Margin vs Revenue: The Buyer's Perspective
A trade buyer acquiring a food business is building a financial model of the combined entity. The margin profile of the acquisition is a direct input to their synergy analysis. A business acquired with improving margins provides a more favourable base for synergy delivery than one where margins are already declining.
A PE buyer is modelling the return on investment over a four to six year hold period. The margin trajectory at entry is one of the most significant inputs to their exit multiple projections. A business entering a PE portfolio with expanding margins is more likely to exit at a premium to the entry multiple.
Frequently Asked Questions
What EBITDA margin do buyers look for in a food manufacturing business?
The minimum threshold for attracting competitive buyer interest varies by sub-sector. Branded consumer food buyers typically look for margins above 10 percent. Contract manufacturers typically operate at lower margins - 6 to 9 percent - but buyers adjust their multiple expectations accordingly. The trajectory of the margin is as important as the absolute level.

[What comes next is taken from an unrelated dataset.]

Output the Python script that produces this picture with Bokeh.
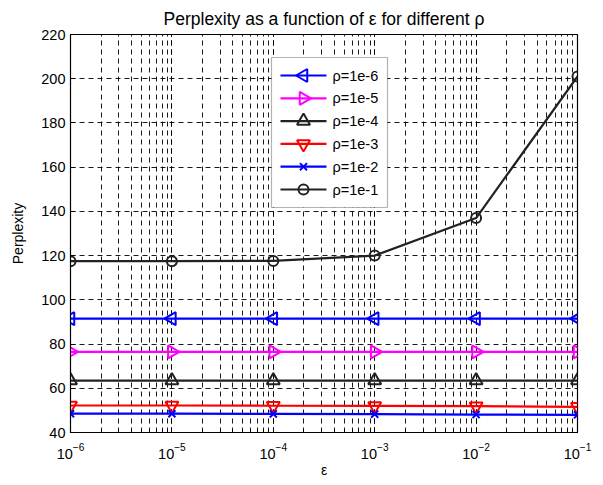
from bokeh.plotting import figure
from bokeh.models import Range1d, LogTicker, SingleIntervalTicker, BoxAnnotation, LinearScale
from bokeh.core.properties import value
from bokeh.embed import file_html
from bokeh.resources import INLINE
import math

# ---- data ----
eps = [1e-6, 1e-5, 1e-4, 1e-3, 1e-2, 1e-1]
rho_1e6 = [91.5, 91.5, 91.5, 91.5, 91.5, 91.5]
rho_1e5 = [76.5, 76.5, 76.5, 76.5, 76.5, 76.5]
rho_1e4 = [63.5, 63.5, 63.5, 63.5, 63.5, 63.5]
rho_1e3 = [52.2, 52.2, 52.1, 52.0, 51.9, 51.6]
rho_1e2 = [48.5, 48.5, 48.4, 48.3, 48.1, 48.0]
rho_1e1 = [117.5, 117.5, 117.6, 120.0, 137.0, 201.0]
labels = ["ρ=1e-6", "ρ=1e-5", "ρ=1e-4", "ρ=1e-3", "ρ=1e-2", "ρ=1e-1"]
title_text = "Perplexity as a function of ε for different ρ"

FONT = "Liberation Sans"
FW, FH = 507, 398

p = figure(x_axis_type="log",
           x_range=Range1d(1e-6, 1e-1), y_range=Range1d(40, 220),
           output_backend="svg", toolbar_location=None, title=title_text,
           min_border_left=70, min_border_right=18, min_border_bottom=0, min_border_top=0)
p.frame_width = FW
p.frame_height = FH
# pixel-like coordinate system of the plot frame, used for the legend box
p.extra_x_ranges = {"lx": Range1d(0, FW)}
p.extra_y_ranges = {"ly": Range1d(0, FH)}
p.extra_x_scales = {"lx": LinearScale()}
p.extra_y_scales = {"ly": LinearScale()}

p.title.align = "center"
p.title.text_font = FONT
p.title.text_font_size = "17.5px"
p.title.text_font_style = "normal"
p.title.text_color = "black"
p.title.text_line_height = 0.8
p.title.standoff = 12

p.background_fill_color = "white"
p.border_fill_color = "white"
p.outline_line_color = "black"
p.outline_line_width = 1.2
p.outline_line_alpha = 1

# axes
p.xaxis.ticker = LogTicker(num_minor_ticks=10)
p.yaxis.ticker = SingleIntervalTicker(interval=20, num_minor_ticks=0)
for ax in (p.xaxis[0], p.yaxis[0]):
    ax.major_label_text_font = FONT
    ax.major_label_text_font_size = "14.5px"
    ax.major_label_text_color = "black"
    ax.axis_line_color = "black"
    ax.major_tick_line_color = "black"
    ax.minor_tick_line_color = "black"
    ax.major_tick_in = 5
    ax.major_tick_out = 0
    ax.minor_tick_in = 3
    ax.minor_tick_out = 0
    ax.axis_label_text_font = FONT
    ax.axis_label_text_font_size = "14px"
    ax.axis_label_text_font_style = "normal"
    ax.axis_label_text_color = "black"
p.xaxis.axis_label = "ε"
p.yaxis.axis_label = "Perplexity"
p.xaxis.major_label_standoff = 10
p.xaxis.axis_label_standoff = 0
p.yaxis.axis_label_standoff = 12

# grid
for attr in ("grid_line", "minor_grid_line"):
    setattr(p.xgrid, attr + "_color", "black")
    setattr(p.xgrid, attr + "_dash", "5 4")
    setattr(p.xgrid, attr + "_alpha", 0.9)
p.ygrid.grid_line_color = "black"
p.ygrid.grid_line_dash = "5 4"
p.ygrid.grid_line_alpha = 0.9

series = [
    (rho_1e6, "#0000ff", "triangle", math.pi / 2, 13),
    (rho_1e5, "#ff00ff", "triangle", -math.pi / 2, 13),
    (rho_1e4, "#222222", "triangle", 0.0, 13),
    (rho_1e3, "#ff0000", "inverted_triangle", 0.0, 13),
    (rho_1e2, "#0000ff", "x", 0.0, 10),
    (rho_1e1, "#222222", "circle", 0.0, 10),
]
for ys, col, mk, ang, sz in series:
    p.line(eps, ys, line_color=col, line_width=2.2)
    p.scatter(eps, ys, marker=mk, size=sz, angle=ang,
              line_color=col, fill_color=None, line_width=2)

# ---- legend (drawn in frame pixel coordinates) ----
L_LEFT, L_TOP, L_W = 201, FH - 23, 116
ROW_H, PAD_TOP = 22.8, 18
n = len(labels)
L_BOTTOM = L_TOP - (2 * PAD_TOP + (n - 1) * ROW_H)
box = BoxAnnotation(left=L_LEFT, right=L_LEFT + L_W, top=L_TOP, bottom=L_BOTTOM,
                    x_range_name="lx", y_range_name="ly",
                    fill_color="white", fill_alpha=1, line_color="black", line_width=1.2)
p.add_layout(box)
for i, ((ys, col, mk, ang, sz), lab) in enumerate(zip(series, labels)):
    yc = L_TOP - PAD_TOP - i * ROW_H
    p.segment(x0=[L_LEFT + 9], y0=[yc], x1=[L_LEFT + 55], y1=[yc],
              line_color=col, line_width=2.2, x_range_name="lx", y_range_name="ly", level="overlay")
    p.scatter(x=[L_LEFT + 32], y=[yc], marker=mk, size=sz, angle=ang,
              line_color=col, fill_color=None, line_width=2,
              x_range_name="lx", y_range_name="ly", level="overlay")
    p.text(x=[L_LEFT + 61], y=[yc], text=[lab], text_font=value(FONT), text_font_size="14.5px",
           text_color="black", text_baseline="middle", text_align="left",
           x_range_name="lx", y_range_name="ly", level="overlay")

open("out.html", "w").write(file_html(p, INLINE))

Can I improve my margin in 12 months before going to market?
Meaningful margin improvement typically requires 18 to 36 months to be reflected in a three-year trading history that buyers find credible. A 12-month improvement immediately before the process will be viewed sceptically by experienced buyers who will question whether it is structural or cosmetic.

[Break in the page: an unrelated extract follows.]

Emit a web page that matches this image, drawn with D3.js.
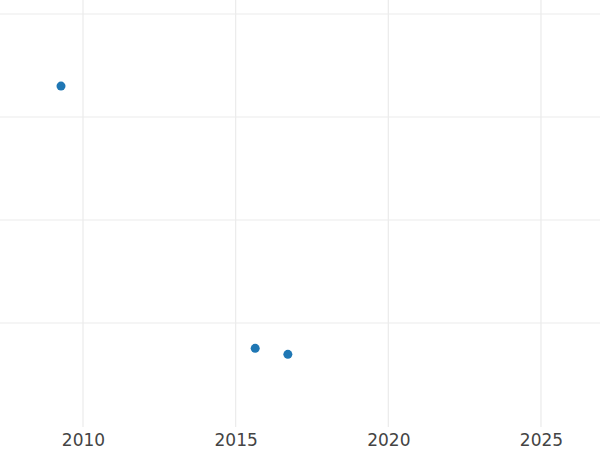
<!DOCTYPE html>
<html>
<head>
<meta charset="utf-8">
<script src="https://cdn.jsdelivr.net/npm/d3@7"></script>
<style>
  body { margin: 0; background: #fff; }
  #container { width: 600px; height: 450px; }
</style>
</head>
<body>
<div id="container"></div>
<script>
// Data
const years = [2009.28, 2015.64, 2016.71];
const values = [3.30, 0.754, 0.696];
const xTicks = [2010, 2015, 2020, 2025];
const yTicks = [1, 2, 3, 4];

// Chart dimensions
const width = 600;
const height = 450;
const plotBottom = 427;

const x = d3.scaleLinear()
  .domain([2007.282, 2026.933])
  .range([0, width]);

const y = d3.scaleLinear()
  .domain([0, 4])
  .range([426, 14]);

const svg = d3.create("svg").attr("width", width).attr("height", height);
document.getElementById("container").appendChild(svg.node());

// horizontal grid
svg.append("g")
  .selectAll("line")
  .data(yTicks)
  .join("line")
  .attr("x1", 0)
  .attr("x2", width)
  .attr("y1", d => y(d))
  .attr("y2", d => y(d))
  .attr("stroke", "#ebebeb")
  .attr("stroke-width", 1.2);

// vertical grid
svg.append("g")
  .selectAll("line")
  .data(xTicks)
  .join("line")
  .attr("x1", d => x(d))
  .attr("x2", d => x(d))
  .attr("y1", 0)
  .attr("y2", plotBottom)
  .attr("stroke", "#ebebeb")
  .attr("stroke-width", 1.2);

// x axis labels
const xAxis = svg.append("g")
  .attr("transform", `translate(0,${plotBottom})`)
  .call(d3.axisBottom(x).tickValues(xTicks).tickFormat(d3.format("d")).tickSize(0).tickPadding(7));
xAxis.select(".domain").remove();
xAxis.selectAll("text")
  .attr("font-family", "DejaVu Sans, sans-serif")
  .attr("font-size", 17)
  .attr("fill", "#444");

// points
svg.append("g")
  .selectAll("circle")
  .data(years.map((d, i) => ({ year: d, value: values[i] })))
  .join("circle")
  .attr("cx", d => x(d.year))
  .attr("cy", d => y(d.value))
  .attr("r", 4.5)
  .attr("fill", "#1f77b4");
</script>
</body>
</html>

Should I sacrifice revenue growth to protect margin?
This is a false choice in most cases. The goal is profitable revenue growth - growing the revenue lines where the margin is above the business average and managing or exiting the lines where it is below. The revenue mix matters as much as the total revenue level.
How are promotional costs treated in margin analysis?
Trade promotional spend is typically treated as a deduction from revenue rather than a cost in EBITDA analysis. This means that high promotional dependency does not disappear in a margin analysis - it reduces the net revenue figure against which costs are measured.
What is the relationship between margin and multiple?
In general terms, higher-margin food businesses attract higher multiples because buyers have greater confidence in the sustainability and quality of the earnings. A branded food business at 15 percent EBITDA margin will typically achieve a higher multiple than a comparable business at 8 percent, reflecting the pricing power and cost discipline implied by the higher margin.